A small company has fewer resources so when adversity hits (housing crash in 2008) or the market shifts (Digital music versus record stores), those business are less likely to be able to shift.
Regarding the comments in the article on Entrepreneurs:
I think the article is using too much of the 2000's data to make a correlation to today. 2001 - 2010 was the dot com bubble, 9/11, unemployment at 9%, and the housing / financial crisis. Banks weren't lending money and people had little capital to borrow.
Compared to today: Banks are lending again, unemployment is 6.2%, people are spending and earning more, and everywhere you read about startups and entrepreneurs.
One last thing: I find it humorous when articles say that government regulations, licensure, or taxes prevent innovation and entrepreneurial activity.

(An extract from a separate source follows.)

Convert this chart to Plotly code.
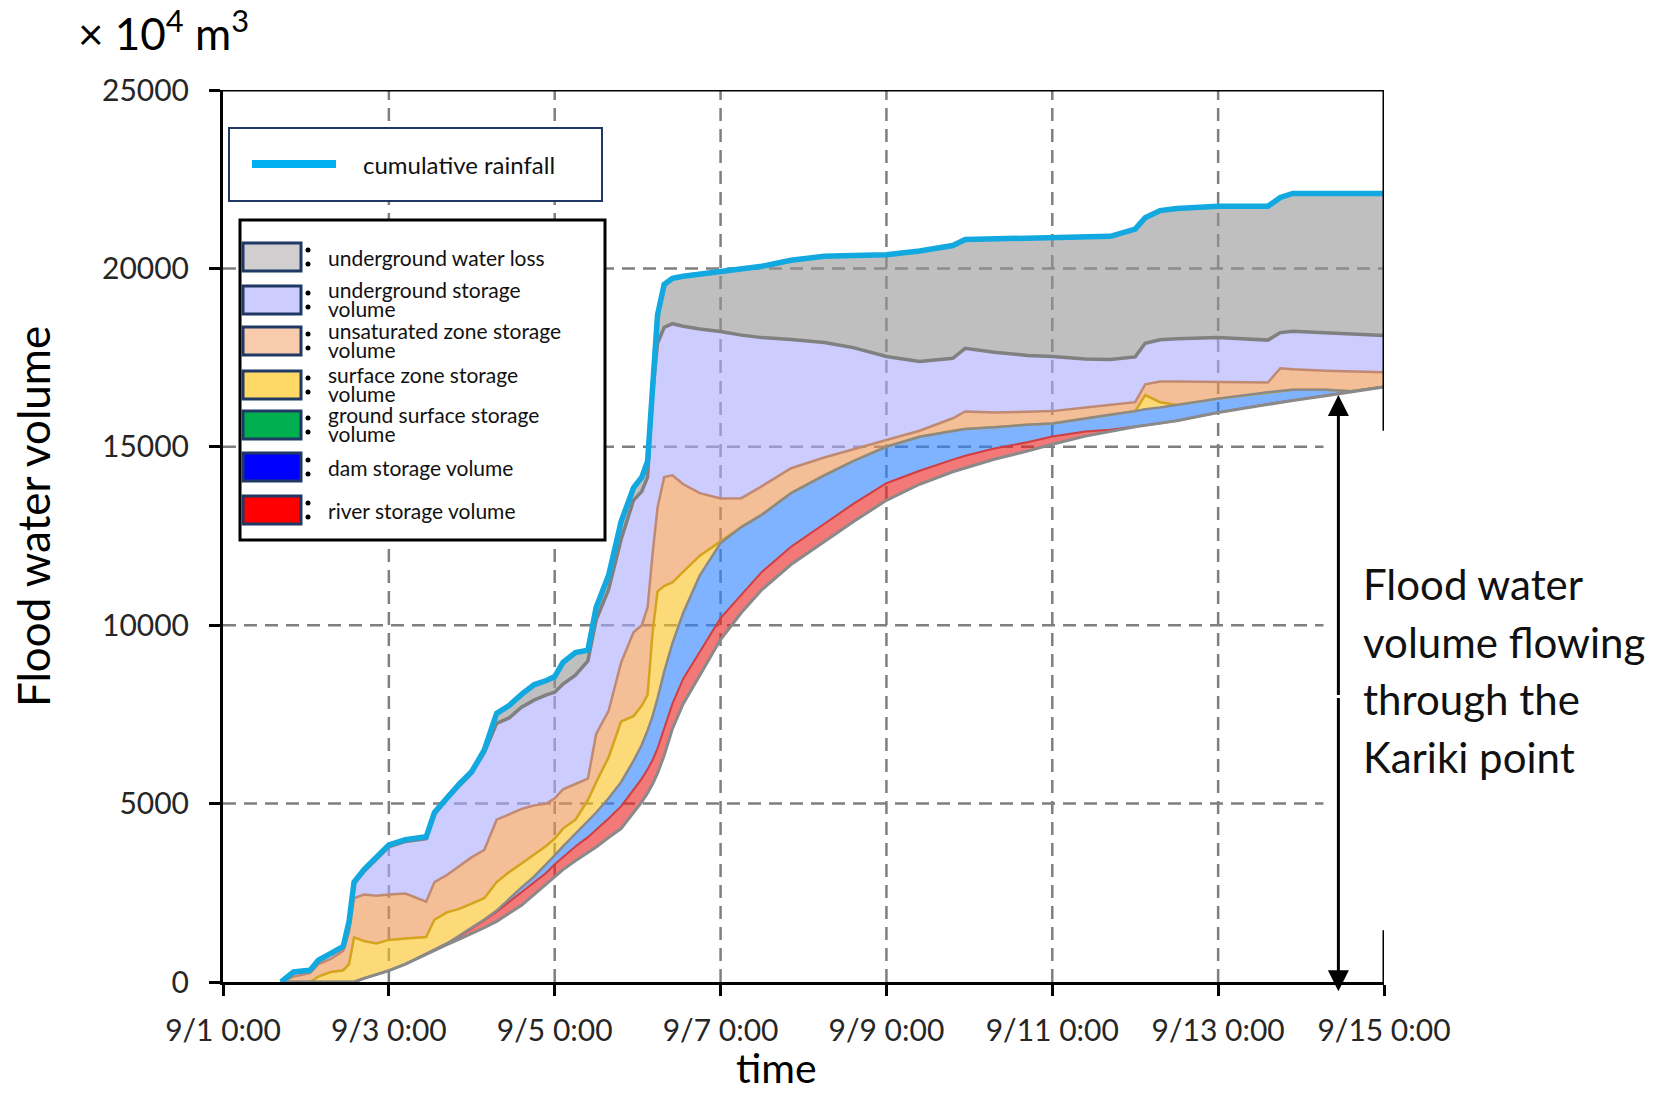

I have never heard somebody say "I'd totally build X but the tax incentives just aren't high enough".
GeneralMayhem|11 years ago
I read it more as "I'd totally build X but I have no idea how to do it legally or even how to learn what the legal requirements are." Much easier to work for a big company that can afford full-time lawyers.
brothe2000|11 years ago
Sometimes it's bad: Aereo Sometimes it's controversial: Uber / Lyft
But for the most part I think people act and then find out after the fact they did something wrong or not in alignment with expectations.
For example, is Soylent worried about somebody dying? Probably but that didn't stop them from doing what they are doing.
aestetix|11 years ago
It seems like you're pooling together a bunch of companies that are seeing misfortune for a variety of reasons and assuming they have all been "disrupted". Further, the context of the comment implies they were disrupted by startups, which I don't think is true at all.
I'm happy to admit I'm wrong if you can give more evidence, but this comment seems a bit misguided.
brothe2000|11 years ago
Flickr definitely contributed to Kodak failing as much as the market for digital cameras. Kodak actually had digital technology but failed to capitalize on it.
Borders may have bad management but so do startups that fail which maybe says startups need better management too? Seems like a common denominator versus differentiator?
Radio Shack closed a ton of stores and is still losing money. IBM stopped selling computers because Dell and others did it better and cheaper (Dell was a startup at one time...) and Microsoft keeps fighting for relevancy in software on all fronts.
But yeah, some of my comments weren't exactly on point. I just think that to say companies aren't disrupted is a broad paint stroke that the article didn't fully support.
layman|11 years ago
waylandsmithers|11 years ago
aestra|11 years ago
The irony there is a lot of them started out as disruptors themselves!